Bonuses

Mobile Casino Bonuses

Mobile casino bonuses, free spins and no deposit codes that work on the app and mobile browser at US casinos.

A mobile bonus is the same money with one more way to fumble the claim. The offer is not the trick, the app flow is: a code that only works on desktop, a promo that disappears in the browser, or a welcome package that looks identical until you notice the app-only cap.

The real difference between app and browser claims

The money usually does not change. The mechanic changes. On a mobile browser, the promo page, cashier, and registration flow often live in one clean sequence. In an app, the operator may split that sequence across onboarding screens, wallet screens, and a promo drawer that is easy to skip if you tap through too fast.

That is why mobile claims fail in boring ways. The bonus is there, but the code is not accepted in-app. The app auto-detects your location or account state differently from the browser. Or the operator wants the code entered before deposit, not after, and the app hides that field until you back out and start again. The result is the same every time: the player thinks the offer was bad, when the claim was just botched.

If you want the broader market map, the full bonus picture lives in bonuses, where the mechanics matter more than the banner art.

What app exclusive really means

“App exclusive” usually means one of three things. First, the operator only unlocks the offer if the deposit comes through the app. Second, the same bonus exists on desktop, but the app gets a different cap or a different free spin bundle. Third, the app is just the distribution channel and the actual terms are unchanged.

That last version is the one that catches people out. The headline sounds special, but the wagering requirement is still the wagering requirement. A 20x bonus rollover on a $50 match still means $1,000 in qualifying action. A 30x bonus on a $100 match still means $3,000. If the app-only version has a lower max bonus, the lower number matters more than the word “exclusive”. A smaller bonus with cleaner terms beats a bigger one with a tight withdrawal cap and the same grind.
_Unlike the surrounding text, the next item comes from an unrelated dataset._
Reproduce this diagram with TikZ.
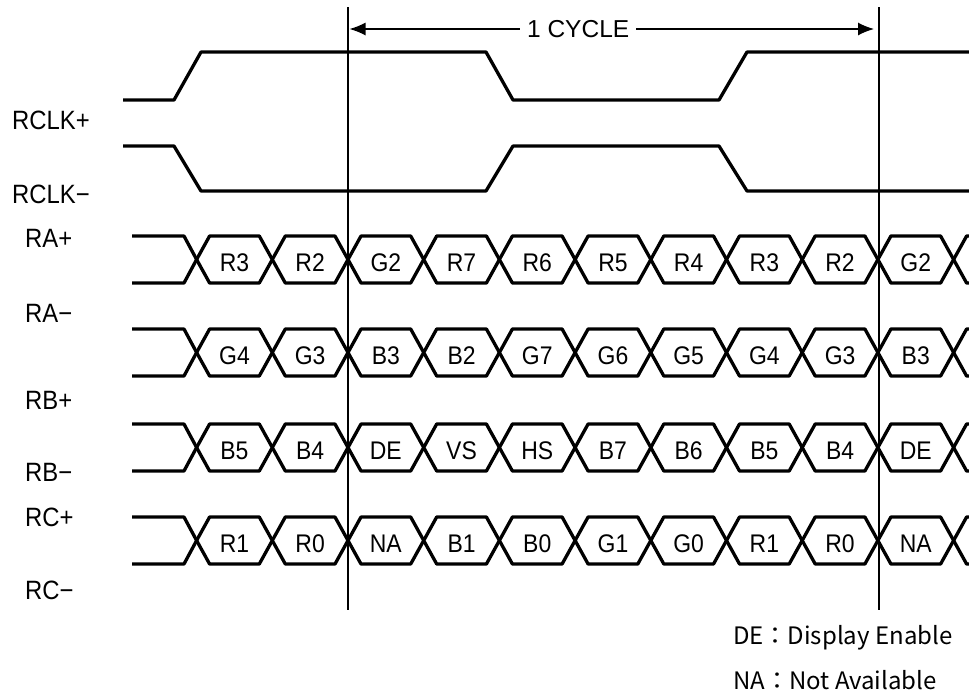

Wagering and caps do not get softer on mobile

This is the part operators hope you skim. Mobile bonuses are not gentler because the claim happened in an app. The same rollover, game weighting, and max cashout rules still apply unless the terms say otherwise. If the desktop offer is 30x on the bonus and the app version is 30x on the bonus, then the app did not improve anything. It just gave you a cleaner shortcut to the same obligation.

The common trap is the deposit-match bonus that looks harmless on a phone. Suppose you deposit $25 and get $25 in bonus funds. A 20x rollover on the bonus means $500 in wagering before you can think about cashing out. If slots count at 100 percent and table games count lower, the route you take matters. If the operator caps winnings from bonus funds at $100, the upside is already boxed in before you spin once. That is not a mobile perk. That is a mobile wrapper around the same old cage.

For welcome packages, the same logic applies whether you claim in an app or a browser. The cleanest versions are usually the ones explained up front in welcome offers, because the real question is what you keep after the terms bite, not which screen you used to register.

How to avoid the usual claim mistakes

Read the claim path before you deposit. If the offer page says “promo code required,” assume the app will not forgive a missing code. If it says “app only,” do not try to route the deposit through a mobile browser and expect the system to be generous. If it says “new customers only,” do not reuse an old account and act surprised when the bonus vanishes.

The other mistake is thinking the app can fix a bad bonus. It cannot. A bad offer stays bad on a phone, and a good offer stays good only if you follow the sequence exactly: register, enter the code if needed, deposit through the right channel, then verify that the bonus posted before you start betting. If the offer terms are silent on app versus browser, treat the channel as a convenience, not an edge. The edge comes from the terms, not the icon on your home screen.